> THE PROBLEM
For this exercise, output only the lines between the "Recreate this image" line and the "left_colors = ['#4F81BD', '#C0504D']" line, both of them included, and skip all pictures.

> SUPPLIED RECORDS
_ _ _ _ _

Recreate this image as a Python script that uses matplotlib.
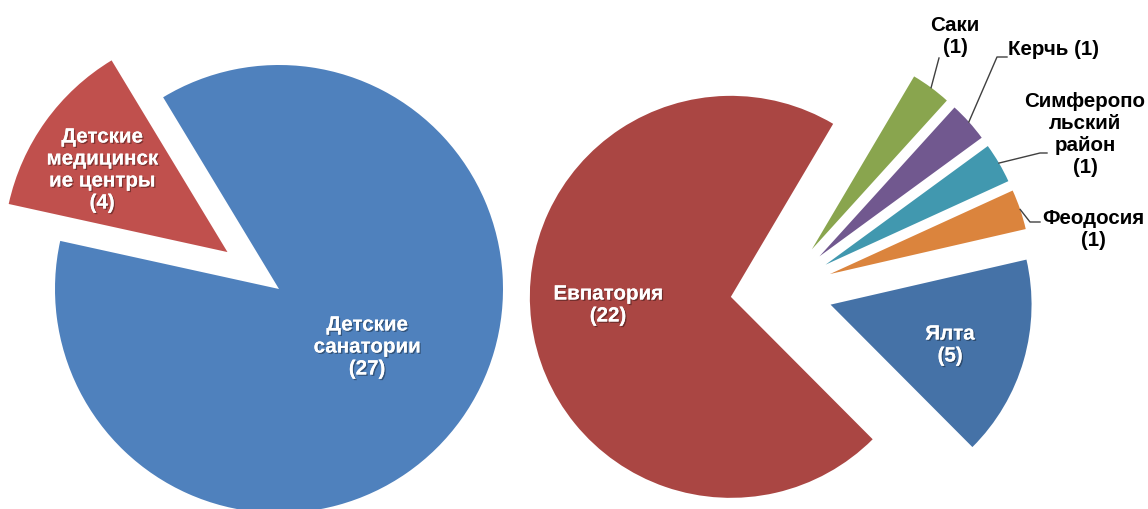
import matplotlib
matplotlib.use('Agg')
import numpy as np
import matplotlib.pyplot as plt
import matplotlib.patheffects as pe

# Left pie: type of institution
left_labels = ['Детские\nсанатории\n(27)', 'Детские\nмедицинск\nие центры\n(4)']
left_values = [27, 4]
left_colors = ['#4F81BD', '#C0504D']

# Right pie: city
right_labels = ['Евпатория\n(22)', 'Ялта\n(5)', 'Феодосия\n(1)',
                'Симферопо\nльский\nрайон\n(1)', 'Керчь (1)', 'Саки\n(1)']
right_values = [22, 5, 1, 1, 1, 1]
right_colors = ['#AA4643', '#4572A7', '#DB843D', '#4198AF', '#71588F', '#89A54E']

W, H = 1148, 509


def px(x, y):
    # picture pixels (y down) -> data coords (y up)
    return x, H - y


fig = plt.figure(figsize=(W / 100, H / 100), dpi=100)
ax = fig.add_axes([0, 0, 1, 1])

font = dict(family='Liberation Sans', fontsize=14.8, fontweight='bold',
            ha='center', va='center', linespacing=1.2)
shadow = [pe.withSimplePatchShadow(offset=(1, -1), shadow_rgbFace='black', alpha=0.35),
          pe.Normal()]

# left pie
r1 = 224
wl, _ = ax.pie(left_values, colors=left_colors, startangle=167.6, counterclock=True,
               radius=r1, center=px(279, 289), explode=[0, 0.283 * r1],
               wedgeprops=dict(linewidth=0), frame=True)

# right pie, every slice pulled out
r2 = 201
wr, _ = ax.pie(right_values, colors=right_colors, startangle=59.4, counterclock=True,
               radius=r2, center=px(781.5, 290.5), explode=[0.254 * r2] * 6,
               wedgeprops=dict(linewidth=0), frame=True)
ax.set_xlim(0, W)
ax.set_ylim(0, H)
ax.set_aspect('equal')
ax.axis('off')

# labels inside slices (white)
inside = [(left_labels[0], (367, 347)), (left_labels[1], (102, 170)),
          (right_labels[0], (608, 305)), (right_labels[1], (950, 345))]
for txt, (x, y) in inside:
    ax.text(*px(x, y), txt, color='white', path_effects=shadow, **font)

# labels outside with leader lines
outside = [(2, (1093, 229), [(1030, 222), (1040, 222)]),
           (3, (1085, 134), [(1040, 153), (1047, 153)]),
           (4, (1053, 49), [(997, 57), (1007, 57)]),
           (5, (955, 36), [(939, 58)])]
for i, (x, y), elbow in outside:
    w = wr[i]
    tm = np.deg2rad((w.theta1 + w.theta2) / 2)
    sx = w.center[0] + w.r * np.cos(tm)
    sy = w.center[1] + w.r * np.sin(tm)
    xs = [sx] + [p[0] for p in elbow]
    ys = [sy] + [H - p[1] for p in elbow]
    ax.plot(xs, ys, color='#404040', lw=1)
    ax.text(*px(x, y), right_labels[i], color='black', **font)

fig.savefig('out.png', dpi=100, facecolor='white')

_ _ _ _ _

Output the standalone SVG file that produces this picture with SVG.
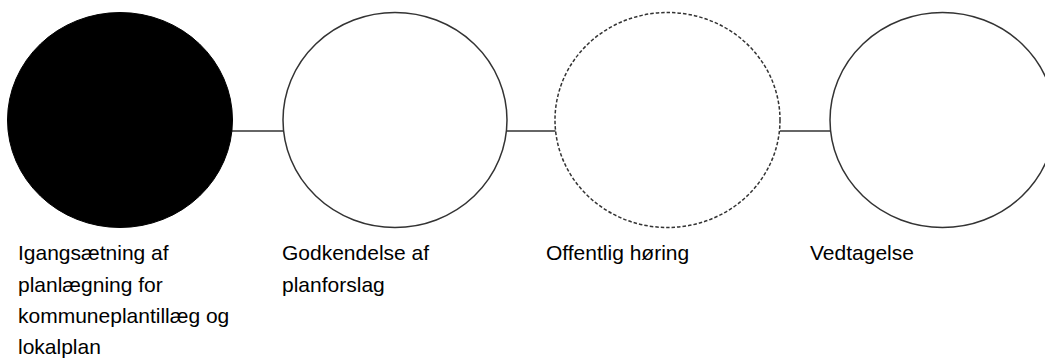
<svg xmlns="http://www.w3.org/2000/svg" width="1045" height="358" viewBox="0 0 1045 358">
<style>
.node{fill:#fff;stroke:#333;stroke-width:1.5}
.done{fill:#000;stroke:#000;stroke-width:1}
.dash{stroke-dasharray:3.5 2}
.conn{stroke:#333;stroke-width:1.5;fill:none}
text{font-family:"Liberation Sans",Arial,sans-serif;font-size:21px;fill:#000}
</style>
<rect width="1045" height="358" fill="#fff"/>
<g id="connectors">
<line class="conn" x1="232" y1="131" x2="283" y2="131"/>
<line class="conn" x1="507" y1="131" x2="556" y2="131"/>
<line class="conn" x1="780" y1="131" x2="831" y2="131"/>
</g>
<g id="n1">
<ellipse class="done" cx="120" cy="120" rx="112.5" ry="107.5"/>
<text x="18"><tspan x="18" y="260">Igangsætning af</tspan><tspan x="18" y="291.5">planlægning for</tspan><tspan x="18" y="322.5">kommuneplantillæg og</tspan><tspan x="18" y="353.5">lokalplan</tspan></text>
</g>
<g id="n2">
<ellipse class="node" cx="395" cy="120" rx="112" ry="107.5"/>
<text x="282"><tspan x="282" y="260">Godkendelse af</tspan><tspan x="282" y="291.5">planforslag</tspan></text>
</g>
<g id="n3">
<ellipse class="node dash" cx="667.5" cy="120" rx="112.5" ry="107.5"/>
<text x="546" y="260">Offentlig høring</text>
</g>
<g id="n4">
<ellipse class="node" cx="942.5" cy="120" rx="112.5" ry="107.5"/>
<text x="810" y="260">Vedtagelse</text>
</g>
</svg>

_ _ _ _ _

> WRITTEN ANSWER
Recreate this image as a Python script that uses matplotlib.
import matplotlib
matplotlib.use('Agg')
import numpy as np
import matplotlib.pyplot as plt
import matplotlib.patheffects as pe

# Left pie: type of institution
left_labels = ['Детские\nсанатории\n(27)', 'Детские\nмедицинск\nие центры\n(4)']
left_values = [27, 4]
left_colors = ['#4F81BD', '#C0504D']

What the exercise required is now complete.